A veces tengo la sensación de que la inteligencia artificial avanza con la misma determinación con la que se extiende una red de raíces bajo el suelo: silenciosa, constante y decidida a ocupar cada rincón de nuestra experiencia digital. En ese paisaje que se transforma ante nosotros, aparecen siglas nuevas —como MCP— que, lejos de ser florituras técnicas, revelan hasta qué punto la IA aspira a integrarse de forma natural en las herramientas que usamos a diario. No es un movimiento abrupto ni espectacular, sino una transición progresiva que empieza a sentirse en el propio sistema operativo, esa capa que, durante décadas, dio por sentado su protagonismo estable.
MCP, o Model Context Protocol, se perfila como uno de esos cambios estructurales que no se ven a simple vista pero reconfiguran lo que puede hacer un ordenador. Su propósito es sencillo en apariencia: permitir que modelos de IA y agentes conversen con aplicaciones, servicios y herramientas a través de un estándar común, sin depender de integraciones aisladas o soluciones propietarias. En la práctica, este enfoque propone algo más profundo: unificar la forma en que la IA accede al contexto, entiende las instrucciones del usuario y ejecuta acciones, asegurando un marco más coherente y seguro dentro del ecosistema de software.
Ese telón de fondo hace especialmente significativo que Windows 11 haya comenzado a probar soporte para MCP en la build Insider Preview 26220.7344. Microsoft ha introducido conectores experimentales que permiten a los agentes del sistema operar con partes esenciales del entorno, como la aplicación de Configuración o el Explorador de archivos. No se trata aún de funciones orientadas al usuario final, sino de cimientos: la estructura necesaria para que, en un futuro próximo, la IA pueda interactuar con elementos del sistema de forma nativa, sin improvisaciones ni atajos.
Lo relevante de estos conectores iniciales no reside en su alcance limitado, sino en lo que anticipan. MCP abre la puerta a que un agente pueda localizar opciones concretas dentro de Ajustes, gestionar tareas dentro del Explorador o, con el tiempo, coordinar varios servicios con un mismo lenguaje operativo. Es una forma de reducir fricción: la IA ya no tiene que “interpretar” interfaces visuales ni depender de automatizaciones frágiles, sino trabajar directamente con APIs pensadas para ella. Esto no solo promete interacciones más naturales, sino también respuestas más fiables y procesos más complejos ejecutados en un único paso.

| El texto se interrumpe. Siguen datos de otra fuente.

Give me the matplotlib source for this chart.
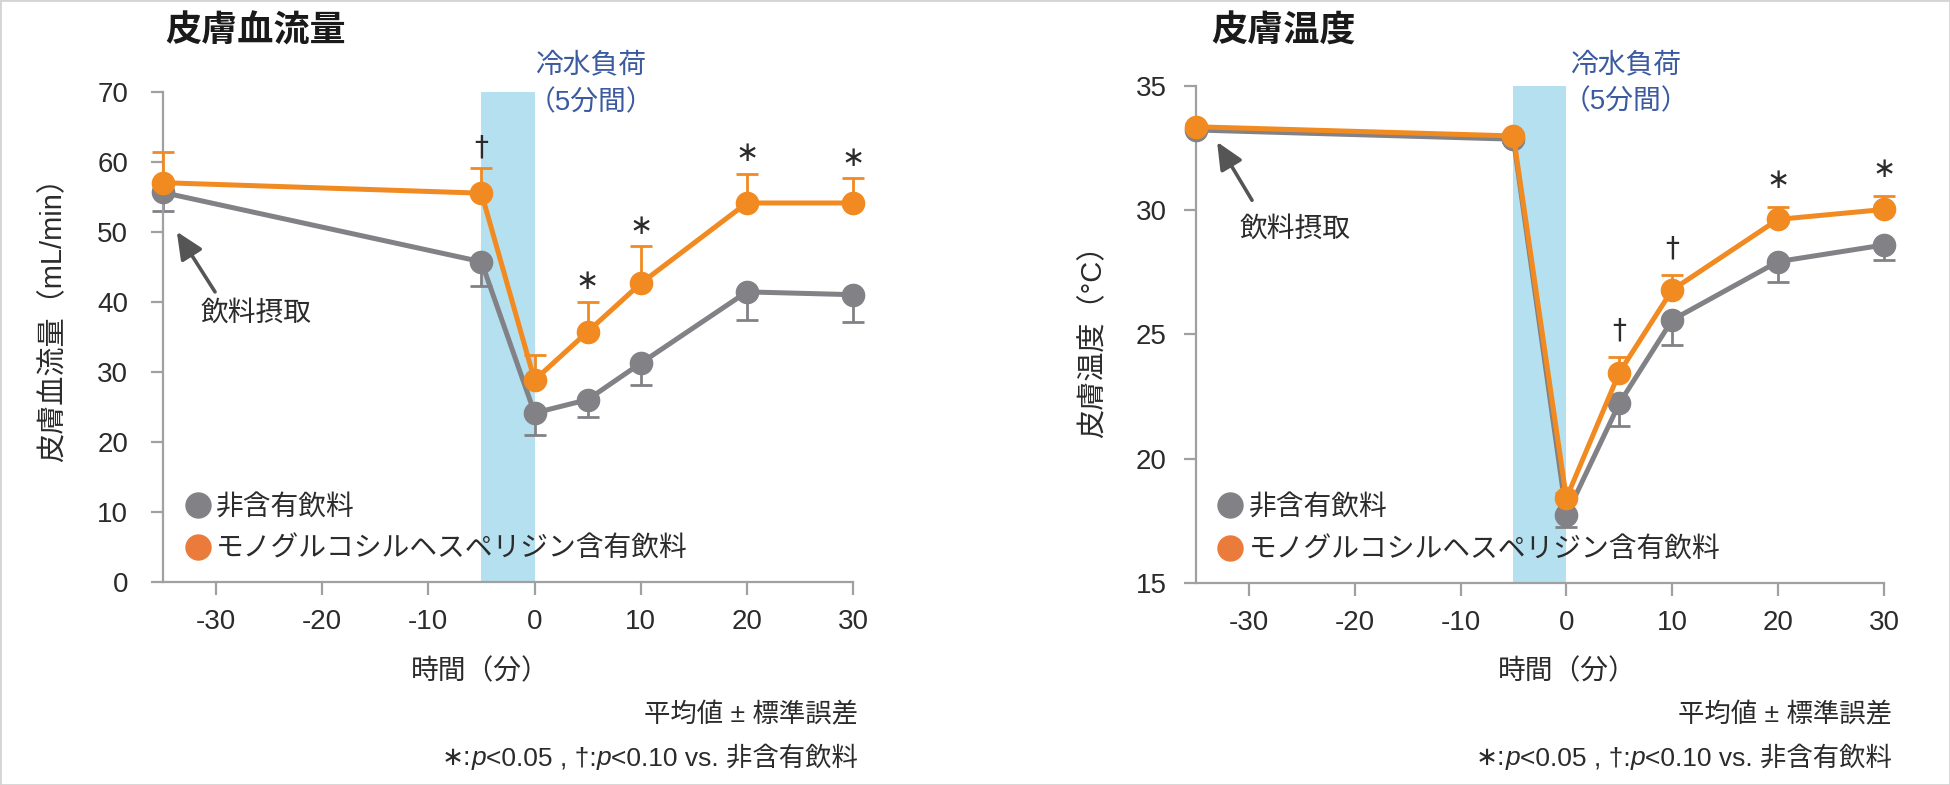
import matplotlib
matplotlib.use("Agg")
import matplotlib.pyplot as plt
from matplotlib.lines import Line2D
from matplotlib.patches import Rectangle

plt.rcParams["font.family"] = ["Liberation Sans", "Noto Sans CJK JP", "DejaVu Sans"]
plt.rcParams["axes.unicode_minus"] = False

# time points (min)
times = [-35, -5, 0, 5, 10, 20, 30]
xticks = [-30, -20, -10, 0, 10, 20, 30]

# skin blood flow (mL/min)
flow_ctrl = [55.6, 45.7, 24.1, 26.0, 31.2, 41.4, 41.0]
flow_ctrl_se = [2.7, 3.4, 3.1, 2.5, 3.1, 4.0, 3.9]
flow_mgh = [57.0, 55.5, 28.8, 35.7, 42.6, 54.1, 54.1]
flow_mgh_se = [4.4, 3.6, 3.6, 4.3, 5.3, 4.2, 3.5]
flow_sig = ["", "†", "", "∗", "∗", "∗", "∗"]

# skin temperature (°C)
temp_ctrl = [33.23, 32.86, 17.73, 22.22, 25.58, 27.93, 28.6]
temp_ctrl_se = [0.1, 0.1, 0.47, 0.91, 1.01, 0.81, 0.6]
temp_mgh = [33.36, 32.99, 18.4, 23.46, 26.79, 29.63, 30.03]
temp_mgh_se = [0.1, 0.1, 0.2, 0.62, 0.6, 0.51, 0.56]
temp_sig = ["", "", "", "†", "†", "∗", "∗"]

labels = ["非含有飲料", "モノグルコシルヘスペリジン含有飲料"]
gray = "#818186"
orange = "#F28A22"
band = "#b5e0f0"
blue = "#3b5aa0"
txt = "#2b2b2b"
axc = "#a0a0a0"

fig = plt.figure(figsize=(19.5, 7.85), dpi=100)
fig.patches.append(Rectangle((0, 0), 1, 1, transform=fig.transFigure, fill=False,
                             edgecolor="#d4d4d4", lw=2))

ax1 = fig.add_axes([0.0836, 0.2590, 0.3538, 0.6242])
ax2 = fig.add_axes([0.6133, 0.2577, 0.3528, 0.6327])


def draw_panel(ax, ctrl, ctrl_se, mgh, mgh_se, sig, ylim, yticks, sig_off, ypad):
    ax.axvspan(-5, 0, color=band, zorder=0, lw=0)
    n = len(times)
    # control: error bar downwards only, MGH: upwards only
    ax.errorbar(times, ctrl, yerr=[ctrl_se, [0] * n], fmt="none", ecolor=gray,
                elinewidth=2, capsize=8, capthick=2, zorder=2, clip_on=False)
    ax.errorbar(times, mgh, yerr=[[0] * n, mgh_se], fmt="none", ecolor=orange,
                elinewidth=2, capsize=8, capthick=2, zorder=3, clip_on=False)
    ax.plot(times, ctrl, "-o", color=gray, lw=3.6, ms=16, zorder=4, clip_on=False)
    ax.plot(times, mgh, "-o", color=orange, lw=3.6, ms=16, zorder=5, clip_on=False)
    for t, m, e, s in zip(times, mgh, mgh_se, sig):
        if s:
            ax.annotate(s, xy=(t, m + e), xytext=(0, sig_off), textcoords="offset points",
                        ha="center", va="center", fontsize=20, color=txt,
                        family=["DejaVu Sans"])

    ax.set_xlim(-35, 30)
    ax.set_ylim(*ylim)
    ax.set_xticks(xticks)
    ax.set_yticks(yticks)
    for side in ["top", "right"]:
        ax.spines[side].set_visible(False)
    for side in ["left", "bottom"]:
        ax.spines[side].set_color(axc)
        ax.spines[side].set_linewidth(1.6)
    ax.tick_params(axis="both", colors=axc, labelcolor=txt, labelsize=20,
                   length=9, width=1.6)
    ax.tick_params(axis="x", pad=11)
    ax.tick_params(axis="y", pad=ypad)

    handles = [Line2D([], [], ls="none", marker="o", ms=18, color=gray),
               Line2D([], [], ls="none", marker="o", ms=18, color="#EB7B3A")]
    ax.legend(handles, labels, loc="center left", bbox_to_anchor=(0.03, 0.108),
              frameon=False, fontsize=20, handlelength=1.0, handletextpad=0.15,
              labelspacing=0.6, borderpad=0, borderaxespad=0, labelcolor=txt)


draw_panel(ax1, flow_ctrl, flow_ctrl_se, flow_mgh, flow_mgh_se, flow_sig,
           (0, 70), range(0, 71, 10), 15, 16)
draw_panel(ax2, temp_ctrl, temp_ctrl_se, temp_mgh, temp_mgh_se, temp_sig,
           (15, 35), range(15, 36, 5), 19, 12)

# axis labels
ax1.set_ylabel("皮膚血流量（mL/min）", fontsize=21, color=txt)
ax1.yaxis.set_label_coords(-0.139, 0.55)
ax2.set_ylabel("皮膚温度（°C）", fontsize=21, color=txt)
ax2.yaxis.set_label_coords(-0.129, 0.5)
for ax, xl, yl in [(ax1, 0.46, -0.184), (ax2, 0.54, -0.179)]:
    ax.set_xlabel("時間（分）", fontsize=20, color=txt)
    ax.xaxis.label.set_va("center")
    ax.xaxis.set_label_coords(xl, yl)

# cold water load label
for ax, x, y1, y2 in [(ax1, 5.3, 73.8, 68.3), (ax2, 5.6, 35.85, 34.37)]:
    ax.text(x, y1, "冷水負荷", ha="center", va="center", fontsize=20, color=blue, clip_on=False)
    ax.text(x, y2, "（5分間）", ha="center", va="center", fontsize=20, color=blue, clip_on=False)

# drink intake arrows
arrow = dict(arrowstyle="-|>,head_length=0.55,head_width=0.25", color="#555555", lw=2.6,
             shrinkA=0, shrinkB=0, mutation_scale=30)
ax1.annotate("", xy=(-33.7, 50.0), xytext=(-30.1, 41.4), arrowprops=arrow)
ax1.text(-26.2, 38.3, "飲料摂取", ha="center", va="center", fontsize=20, color=txt)
ax2.annotate("", xy=(-33.0, 32.75), xytext=(-29.7, 30.4), arrowprops=arrow)
ax2.text(-25.6, 29.2, "飲料摂取", ha="center", va="center", fontsize=20, color=txt)

# titles
fig.text(165 / 1950, 1 - 32 / 785, "皮膚血流量", fontsize=26, fontweight="bold",
         ha="left", va="center", color="#1a1a1a")
fig.text(1211 / 1950, 1 - 32 / 785, "皮膚温度", fontsize=26, fontweight="bold",
         ha="left", va="center", color="#1a1a1a")

# footnotes, built right to left so that p can be italic
pieces = ["∗:", "p", "<0.05 , †:", "p", "<0.10 vs. 非含有飲料"]
styles = ["normal", "italic", "normal", "italic", "normal"]
for xr in [858 / 1950, 1892 / 1950]:
    fig.text(xr, 1 - 715 / 785, "平均値 ± 標準誤差", fontsize=19, ha="right",
             va="center", color=txt)
    prev = fig.text(xr, 1 - 758 / 785, pieces[-1], fontsize=19, ha="right",
                    va="center", color=txt)
    for s, st in zip(reversed(pieces[:-1]), reversed(styles[:-1])):
        prev = ax1.annotate(s, xy=(0, 0), xycoords=prev, ha="right", va="bottom",
                            fontsize=19, style=st, color=txt, annotation_clip=False)

fig.savefig("out.png", dpi=100)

Que este salto ocurra dentro del sistema operativo más usado del mundo no es menor. MCP plantea un escenario en el que la IA deja de ser una capa externa que vive en una aplicación concreta y pasa a formar parte del tejido del sistema, igual que en su día lo hicieron las redes o la virtualización. Para desarrolladores significa menor fragmentación y mayor interoperabilidad; para usuarios, significa que las capacidades inteligentes podrán aparecer allí donde tengan sentido, sin obligarnos a aprender una herramienta distinta cada vez. Es, en definitiva, un movimiento que acerca el ordenador al asistente y el asistente al ordenador.
Claro que ningún avance de este tipo llega libre de riesgos. Ya estamos viendo cómo la integración profunda de agentes inteligentes puede acarrear problemas, como el problema de seguridad de Comet del que hablábamos hace una hora. MCP proporciona un marco más ordenado que esas soluciones improvisadas, pero no elimina la cuestión de fondo: permitir que una IA realice acciones sobre archivos, configuraciones o servicios implica diseñar controles, permisos y auditorías que no siempre están definidos en estos primeros pasos. El potencial es grande, pero la responsabilidad asociada también lo es, especialmente cuando el sistema operativo se convierte en terreno compartido entre humanos y agentes autónomos.
Mientras observo cómo se dibuja este nuevo horizonte, no puedo evitar cierta mezcla de expectación y cautela. La entrada de MCP en Windows 11 no es un anuncio ruidoso, sino el tipo de gesto silencioso que marca el comienzo de transformaciones profundas. Quizá dentro de unos años recordemos este momento como el punto en el que la IA dejó de “estar” en nuestros dispositivos para empezar realmente a formar parte de ellos. Y, como ocurre siempre que la tecnología cambia de escala, nos tocará encontrar el equilibrio entre la comodidad que promete y la vigilancia que exige.